Only someone thawed out from the 1910s or complete dimbo-dumbos, I think. Ireland, or Dublin more specifically, is a popular tourist destination and the fact that you have to use different money there is a fairly massive clue.
Story linked in the OP bangs of either complete fabrication or at least didn’t happen the way described. My friends who have emigrated to England have had some sort of similar confusion though. One pal when sorting out financial affairs including his bank a/c back in Ireland had a bank clerk saying things like “The system is acting like it’s another country.” then rolling eyes and not getting the concept of the a/c being in €.
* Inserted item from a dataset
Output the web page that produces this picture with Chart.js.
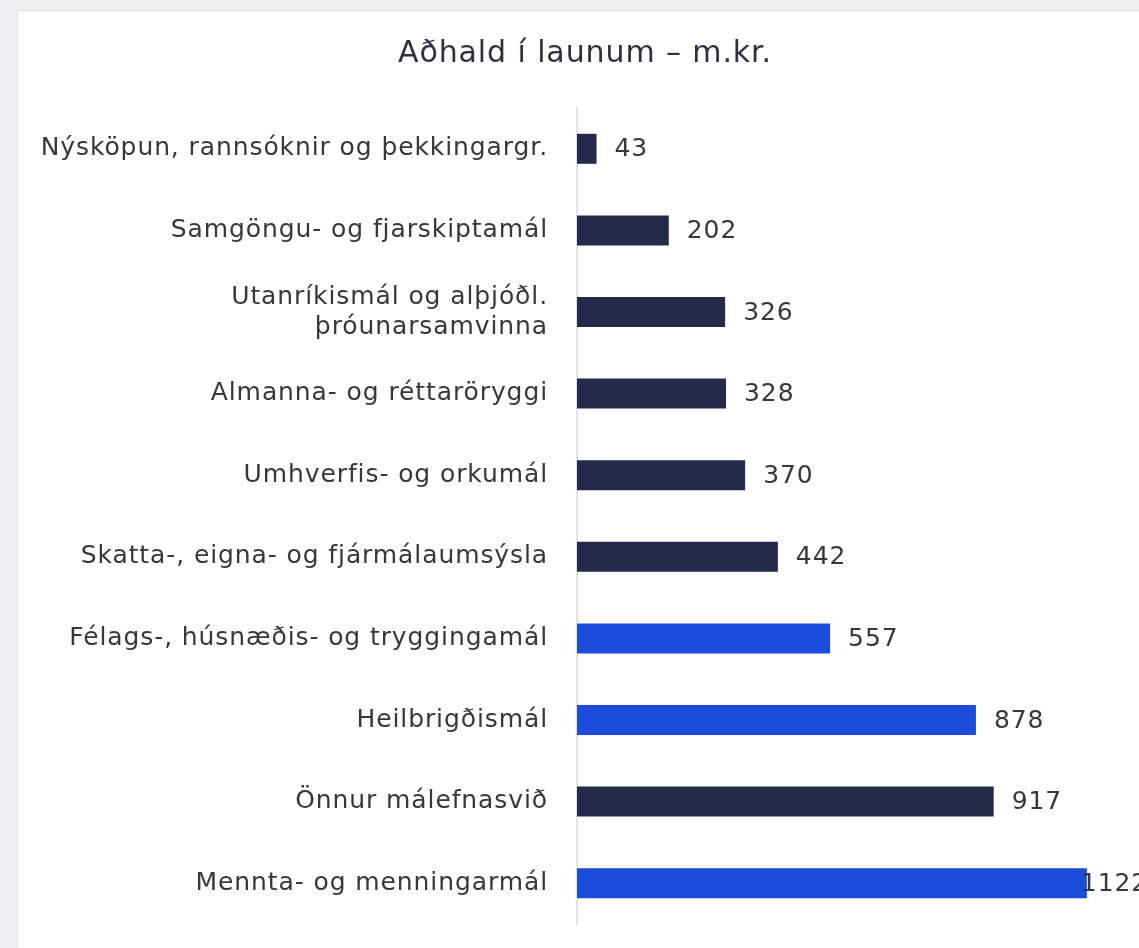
<!DOCTYPE html>
<html>
<head>
<meta charset="utf-8">
<script src="https://cdn.jsdelivr.net/npm/chart.js@4.4.1/dist/chart.umd.min.js"></script>
<style>
  html, body { margin: 0; padding: 0; width: 1139px; height: 948px; overflow: hidden; background: #efeff1; }
  #card { position: absolute; left: 17px; top: 10px; width: 1200px; height: 1000px; background: #ffffff; border: 1px solid #dedee4; }
  #wrap { position: absolute; left: 0; top: 0; width: 1170px; height: 948px; }
</style>
</head>
<body>
<div id="card"></div>
<div id="wrap"><canvas id="c" width="1170" height="948"></canvas></div>
<script>
const titleText = 'Aðhald í launum – m.kr.';
const categories = [
  'Nýsköpun, rannsóknir og þekkingargr.',
  'Samgöngu- og fjarskiptamál',
  ['Utanríkismál og alþjóðl.', 'þróunarsamvinna'],
  'Almanna- og réttaröryggi',
  'Umhverfis- og orkumál',
  'Skatta-, eigna- og fjármálaumsýsla',
  'Félags-, húsnæðis- og tryggingamál',
  'Heilbrigðismál',
  'Önnur málefnasvið',
  'Mennta- og menningarmál'
];
const values = [43, 202, 326, 328, 370, 442, 557, 878, 917, 1122];
const highlighted = [false, false, false, false, false, false, true, true, false, true];

const NAVY = '#232a4a';
const BLUE = '#1b4dda';
const FONT = '"DejaVu Sans", sans-serif';
const TEXT = '#38383c';

const spacing = {
  id: 'spacing',
  beforeUpdate(chart) { chart.ctx.letterSpacing = '0.9px'; },
  beforeDraw(chart) { chart.ctx.letterSpacing = '0.9px'; }
};

const valueLabels = {
  id: 'valueLabels',
  afterDatasetsDraw(chart) {
    const ctx = chart.ctx;
    const meta = chart.getDatasetMeta(0);
    const visibleW = window.innerWidth || 1139;
    ctx.save();
    ctx.letterSpacing = '0.9px';
    ctx.font = '25px ' + FONT;
    ctx.fillStyle = TEXT;
    ctx.textBaseline = 'middle';
    ctx.textAlign = 'left';
    meta.data.forEach((bar, i) => {
      const txt = String(values[i]);
      const w = ctx.measureText(txt).width;
      let x = bar.x + 18;
      if (x + w > visibleW) x = bar.x - 6;
      ctx.fillText(txt, x, bar.y + 1);
    });
    ctx.restore();
  }
};

new Chart(document.getElementById('c'), {
  type: 'bar',
  data: {
    labels: categories,
    datasets: [{
      data: values,
      backgroundColor: highlighted.map(h => h ? BLUE : NAVY),
      borderWidth: 0,
      barPercentage: 0.75,
      categoryPercentage: 0.49
    }]
  },
  options: {
    indexAxis: 'y',
    responsive: false,
    animation: false,
    layout: { padding: { top: 0, right: 0, bottom: 24, left: 0 } },
    plugins: {
      legend: { display: false },
      tooltip: { enabled: false },
      title: {
        display: true,
        text: titleText,
        color: '#2f3140',
        font: { family: FONT, size: 30, weight: 'normal' },
        padding: { top: 36, bottom: 36 },
        align: 'center'
      }
    },
    scales: {
      x: {
        display: false,
        min: 0,
        max: 1305
      },
      y: {
        afterFit(scale) { scale.width = 577; scale.paddingTop = 0; scale.paddingBottom = 0; },
        grid: { display: false, drawTicks: false },
        border: { display: true, color: '#e3e3e6', width: 2 },
        ticks: {
          color: TEXT,
          padding: 29,
          font: { family: FONT, size: 25 }
        }
      }
    }
  },
  plugins: [spacing, valueLabels]
});
</script>
</body>
</html>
I find the story cited pretty hard to believe. Especially coming from a Border Guard.
You might just find a (Glasgow) Rangers fan who held that view of Ireland but then they have a very vocal minority of fans who are both highly bigoted and very stupid. But otherwise sounds unlikely.
Mind you there was a girl in my class who, upon hearing that the Falklands had been invaded, asked aloud what the Argentinians were doing off Scotland, so maybe anything is possible…
I’m from the US and travel to Ireland every year. Sometimes people ask if I am going to Ireland or Northern Ireland. I have to explain that Northern Ireland is a different country and is not what anyone, anywhere means when they say they’re going to Ireland. When they ask at the blood donation center if I’ve traveled outside of the US in the last 12 months I always say, “Yes, to the Republic of Ireland” so there’s no confusion.
Except… the whole island is called Ireland, and I’ve certainly come across people referring to going to Northern Ireland as going ‘to Ireland’. “Ever been to Ireland?” “I’ve been to Belfast, never been out of the North though”.
Seriously? Because I can’t count the number of times I’ve read or heard British media describe Irish musicians, writers, actors, singers, whoever (U2, for example) as ‘British’.
I don’t have a dog in this fight, but I would prefer the fanatical Irish to declare that they are the British, and those Anglish over on the Big Island are half-German half-French.